Senior Shaurir Ramanujan, who read “Adventures of Huckleberry Finn” and “To Kill a Mockingbird” in class, said some of the concerns might be derived from students and teachers saying slurs or discriminatory phrases “in context” of the book, such as the n-word. Instead of removing the novels from curriculum, he said it might be better if they reformed the teaching style to reflect on the negative effects of this language instead of seemingly encouraging it.

“I think getting rid of one instance in which the word is presented does not mean that the word goes away,” Ramanujan said. “Teachers and students when reading the book should avoid using that word loosely, or for the purposes of context, especially if they are not black. I think the presence of the word in the text is enough to make people reflect and deliberate on the racist tension that is in our country.”

Like Golden, Ramanujan said he believes there are valuable lessons in these books, specifically their preservation of American history and insight in society’s development, that students might lose now that the books are out of the classroom.

“I think the decision to remove the books is a bad idea because they are the closest we can get to understanding the brutal history of our country at that time,” Ramanujan said. “I understand the rationale behind it, but they can still teach us valuable lessons absent their use of divisive or racist language.”

In response to the belief that Blue Valley is “erasing” American history by retiring these books, Associate Principal of Curriculum and Instruction Tyler Alexander said the nature of the English curriculum prevents this from happening. He said the standards-based curriculum allows teachers to maintain the quality of education and approach to sensitive topics regardless of what book the class is studying.

“To support teachers to be able to engage in meaningful conversations is central to what we’re trying to do. Our English curriculum itself isn’t written over specific novels, it’s based on standards,” Alexander said. “Looking at different texts from a variety of different authors to engage voices that maybe haven’t been engaged in the past…is definitely part of the goal moving forward.”

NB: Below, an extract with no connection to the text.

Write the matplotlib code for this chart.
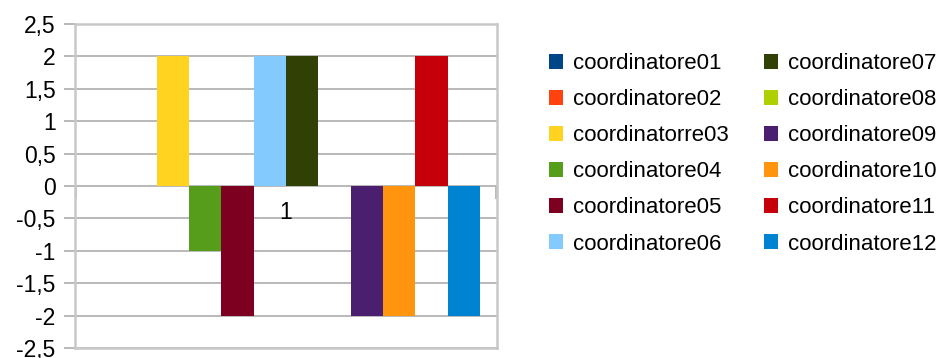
import matplotlib
matplotlib.use("Agg")
import matplotlib.pyplot as plt
import numpy as np
from matplotlib.ticker import FuncFormatter

plt.rcParams['font.family'] = ['Liberation Sans', 'DejaVu Sans']

series = ["coordinatore01", "coordinatore02", "coordinatorre03", "coordinatore04",
          "coordinatore05", "coordinatore06", "coordinatore07", "coordinatore08",
          "coordinatore09", "coordinatore10", "coordinatore11", "coordinatore12"]
values = [0, 0, 2, -1, -2, 2, 2, 0, -2, -2, 2, -2]
colors = ["#004586", "#ff420e", "#ffd320", "#579d1c", "#7e0021", "#83caff",
          "#314004", "#aecf00", "#4b1f6f", "#ff950e", "#c5000b", "#0084d1"]
category = "1"
yticks = [-2.5, -2, -1.5, -1, -0.5, 0, 0.5, 1, 1.5, 2, 2.5]

fig = plt.figure(figsize=(9.45, 3.58), dpi=100)
ax = fig.add_axes([75/945, 1-348/358, (497-75)/945, (348-24)/358])

n = len(series)
offsets = np.arange(n) - (n - 1) / 2
handles = []
for off, v, c, lab in zip(offsets, values, colors, series):
    h = ax.bar(off, v, width=1.0, color=c, label=lab, zorder=3)
    handles.append(h)

xlim = (-6.53, 6.53)
ax.set_xlim(*xlim)
ax.set_ylim(-2.5, 2.5)
ax.set_yticks(yticks)
ax.yaxis.set_major_formatter(FuncFormatter(lambda v, p: (f"{v:g}").replace('.', ',')))
ax.yaxis.grid(True, color="#b3b3b3", linewidth=1.3, zorder=0)
ax.set_xticks([])
ax.tick_params(axis='y', length=8, width=1.3, color="#b3b3b3", labelsize=16.5, pad=6)
for s in ax.spines.values():
    s.set_color("#c8c8c8")
    s.set_linewidth(1.8)

# category axis crossing at zero
sec = ax.secondary_xaxis(0.5)
sec.xaxis.set_ticks_position('bottom')
sec.spines['bottom'].set_color("#b3b3b3")
sec.spines['bottom'].set_linewidth(1.3)
sec.spines['top'].set_visible(False)
sec.set_xticks([-6.51, 6.51])
sec.set_xticklabels(["", ""])
sec.tick_params(axis='x', which='major', direction='out', length=9, width=1.3, color="#b3b3b3")

ax.annotate(category, xy=(0, 0), xycoords='data', xytext=(0, -11),
            textcoords='offset points', ha='center', va='top', fontsize=16.5, zorder=5)

fig.legend(handles=handles, labels=series, ncol=2, loc='upper left',
           bbox_to_anchor=(549/945, 1-53/358), frameon=False, fontsize=16,
           handlelength=0.65, handleheight=0.65, handletextpad=0.45,
           columnspacing=1.55, labelspacing=0.68, borderpad=0, borderaxespad=0)

fig.savefig("out.png", dpi=100)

Even before Blue Valley was criticized for alleged discrimination in classrooms, Alexander said the District has been working to shift racial studies and discussions to the perspective of authors who are racial minorities. He said there are new titles coming and hopes it will ease tensions within classrooms, as well as  allow students to become better educated and better engaged. 

Pressly said she is excited for the new changes coming to English classrooms in the District, but clarified that just because they will not be read as a class does not mean students are prohibited from reading them.

“If it’s a title that you’re really interested in, you still have the ability [to read them], they’ll still be on the shelves in the library, Pressly said. “I’m anxious for kids to get an opportunity, as we get the new titles ordered for you, to read some of these because I think you’re going to enjoy some of the titles that are coming.”